Saya yakin apabila pertanyaan ini
dijadikan survey kepada para pengguna motor, maka lebih dari 90% akan menjawab “Ya”
minimal salah satu dari pertanyaan nomor 1 s.d 5. Bahkan untuk pertanyaan ke 6
pun saya yakin sebagian besar dari mereka yang menjawab “Ya” pada pertanyaan
sebelumnya juga akan menjawab “Ya” untuk pertanyaan ini, sedangkan sisanya akan
menjawab “Tidak dengan catatan” yang bagi saya adalah justifikasi mereka untuk
kembali melakukannya lagi.
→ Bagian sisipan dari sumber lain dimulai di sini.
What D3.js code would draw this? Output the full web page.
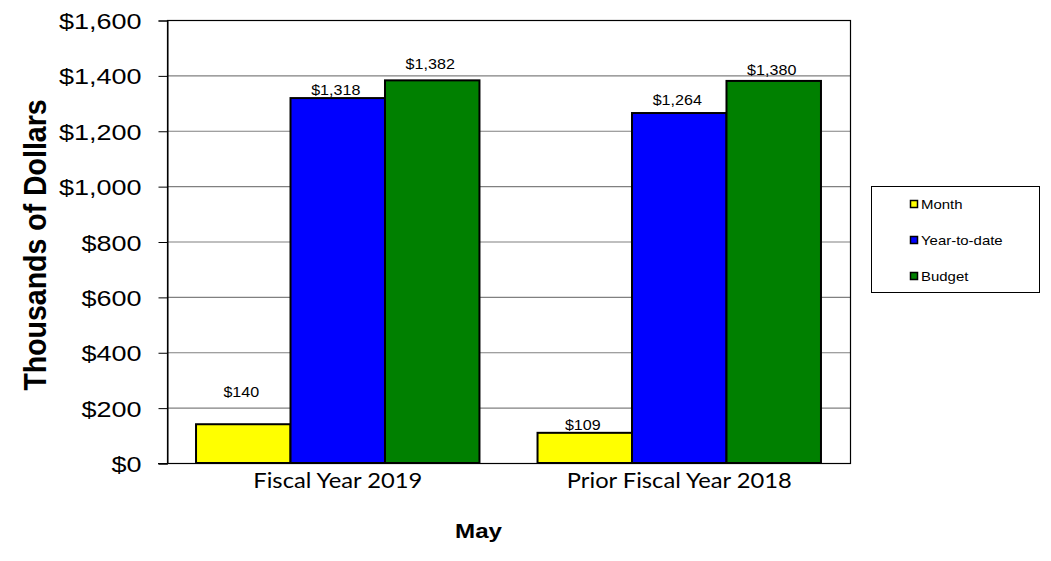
<!DOCTYPE html>
<html><head><meta charset="utf-8">
<script src="https://cdn.jsdelivr.net/npm/d3@7"></script>
<style>body{margin:0;background:#fff}svg{display:block}</style>
</head><body><svg id="c" width="1051" height="561"></svg>
<script>
const categories = ["Fiscal Year 2019", "Prior Fiscal Year 2018"];
const seriesNames = ["Month", "Year-to-date", "Budget"];
const monthValues = [140, 109];
const ytdValues = [1318, 1264];
const budgetValues = [1382, 1380];
const yTicks = [0, 200, 400, 600, 800, 1000, 1200, 1400, 1600];
const colors = ["#ffff00", "#0000ff", "#008000"];

const series = [monthValues, ytdValues, budgetValues];
const svg = d3.select("#c");
const L = 167, R = 850, T = 20, B = 463;
const SX = 1.2; // horizontal text stretch seen in the reference
const ARIAL = "Liberation Sans, Arial, sans-serif";
const fmt = d => "$" + d3.format(",")(d);

const x0 = d3.scaleBand().domain(categories).range([L, R]).paddingInner(0.17).paddingOuter(0.085);
const x1 = d3.scaleBand().domain(seriesNames).range([0, x0.bandwidth()]);
const y = d3.scaleLinear().domain([0, 1600]).range([B, T]);

// gridlines
svg.append("g").selectAll("line").data(yTicks.filter(d => d > 0 && d < 1600)).join("line")
  .attr("x1", L).attr("x2", R).attr("y1", d => y(d) + 0.5).attr("y2", d => y(d) + 0.5)
  .attr("stroke", "#808080").attr("stroke-width", 1.2);

// plot border
svg.append("rect").attr("x", L + 0.5).attr("y", T + 0.5).attr("width", R - L).attr("height", B - T)
  .attr("fill", "none").attr("stroke", "#000").attr("stroke-width", 1.2);

// y axis
const yAxis = d3.axisLeft(y).tickValues(yTicks).tickSize(9).tickFormat(fmt);
const ga = svg.append("g").attr("transform", `translate(${L + 0.5},0.5)`).call(yAxis);
ga.select(".domain").attr("stroke", "#000");
ga.selectAll(".tick line").attr("stroke", "#000");
ga.selectAll(".tick text")
  .attr("x", null).attr("dy", null)
  .attr("transform", `translate(-26,8) scale(${SX},1)`)
  .attr("font-family", ARIAL).attr("font-size", 22.5).attr("fill", "#000");

// baseline extending left
svg.append("line").attr("x1", L - 9).attr("x2", R).attr("y1", B + 0.5).attr("y2", B + 0.5).attr("stroke", "#000").attr("stroke-width", 1.2);

// bars
const labelLift = [[27, 2.5], [3, 8], [11.5, 6]];
series.forEach((vals, si) => {
  const g = svg.append("g");
  g.selectAll("rect").data(vals).join("rect")
    .attr("x", (d, i) => x0(categories[i]) + x1(seriesNames[si]))
    .attr("y", d => y(d))
    .attr("width", x1.bandwidth())
    .attr("height", d => B - y(d))
    .attr("fill", colors[si]).attr("stroke", "#000").attr("stroke-width", 2);
  g.selectAll("text").data(vals).join("text")
    .attr("transform", (d, i) => `translate(${x0(categories[i]) + x1(seriesNames[si]) + x1.bandwidth() / 2 - 2},${y(d) - labelLift[si][i]}) scale(1.15,1)`)
    .attr("text-anchor", "middle")
    .attr("font-family", ARIAL).attr("font-size", 14).attr("fill", "#000")
    .text(fmt);
});

// category labels
svg.append("g").selectAll("text").data(categories).join("text")
  .attr("transform", d => `translate(${x0(d) + x0.bandwidth() / 2},488) scale(1.13,1)`)
  .attr("text-anchor", "middle")
  .attr("font-family", "Lato, Open Sans, sans-serif").attr("font-size", 21).attr("fill", "#000")
  .text(d => d);

// axis titles
svg.append("text").attr("transform", `translate(478.5,538) scale(1.15,1)`).attr("text-anchor", "middle")
  .attr("font-family", ARIAL).attr("font-weight", "bold").attr("font-size", 21)
  .text("May");
svg.append("text").attr("transform", `translate(46,245) scale(1.1,1) rotate(-90)`).attr("text-anchor", "middle")
  .attr("font-family", ARIAL).attr("font-weight", "bold").attr("font-size", 28.5)
  .text("Thousands of Dollars");

// legend
const lg = svg.append("g");
lg.append("rect").attr("x", 871.5).attr("y", 186.5).attr("width", 168).attr("height", 106)
  .attr("fill", "#fff").attr("stroke", "#000").attr("stroke-width", 1);
const rows = lg.selectAll("g.row").data(seriesNames).join("g").attr("class", "row")
  .attr("transform", (d, i) => `translate(0,${204 + i * 36})`);
rows.append("rect").attr("x", 910.5).attr("y", -3.5).attr("width", 7).attr("height", 7)
  .attr("fill", (d, i) => colors[i]).attr("stroke", "#000").attr("stroke-width", 1.5);
rows.append("text").attr("transform", "translate(921,5) scale(1.15,1)").attr("font-family", ARIAL)
  .attr("font-size", 13).attr("fill", "#000").text(d => d);
</script></body></html>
Bahkan untuk pertanyaan nomer 1 s.d 5 pun banyak yang akan menjawab "Tidak" tapi dengan catatan yang notabene adalah merupakan pembenaran mereka untuk menjawab "Ya". Oleh karena itu adalah suatu fakta, bahwa yang
mereka anggap sebagai solusi memang merupakan solusi bagi mereka tapi kezaliman
bagi pengguna jalan yang lain yaitu pejalan kaki dan kendaraan bermotor roda 4
atau lebih.
Seandainya saja para pengguna
motor yang dapat menjawab pertanyaan 1 s.d 5 dengan kata “Tidak” yang unconditional berjumlah 90%
dari para pengguna motor yang ada di Ibukota, maka saya yakin bahwa para
pengguna motor tidak akan menganggap motor sebagai solusi untuk mengatasi
kemacetan. Hal ini karena baik motor maupun kendaraan lain yang menggunakan
jalanan Ibukota memiliki kontribusi yang sama dalam menyebabkan kemacetan di jalanan
Jakarta.
Saya pun termasuk pengguna motor,
walaupun tidak punya motor karena hanya sebagai pengguna jasa ojek online. Saya
termasuk yang tidak setuju dengan aturan pelarangan motor tersebut, tapi saya
lebih tidak setuju lagi dengan argument yang digunakan para pemotor tersebut. Dimana
argument mereka pada dasarnya adalah pembenaran untuk perbuatan zalim mereka
kepada pengguna jalan yang lain. Bahkan tidak jarang dalam menggunakan jasa
ojek online saya selalu melakukan permintaan khusus yaitu “Mas, santai saja,
yang penting nyampe dan gak usah ngelangar rambu” baru deh abang ojeknya mau
disiplin. Tapi masa iya saya harus mengucapkan kalimat itu terus menerus.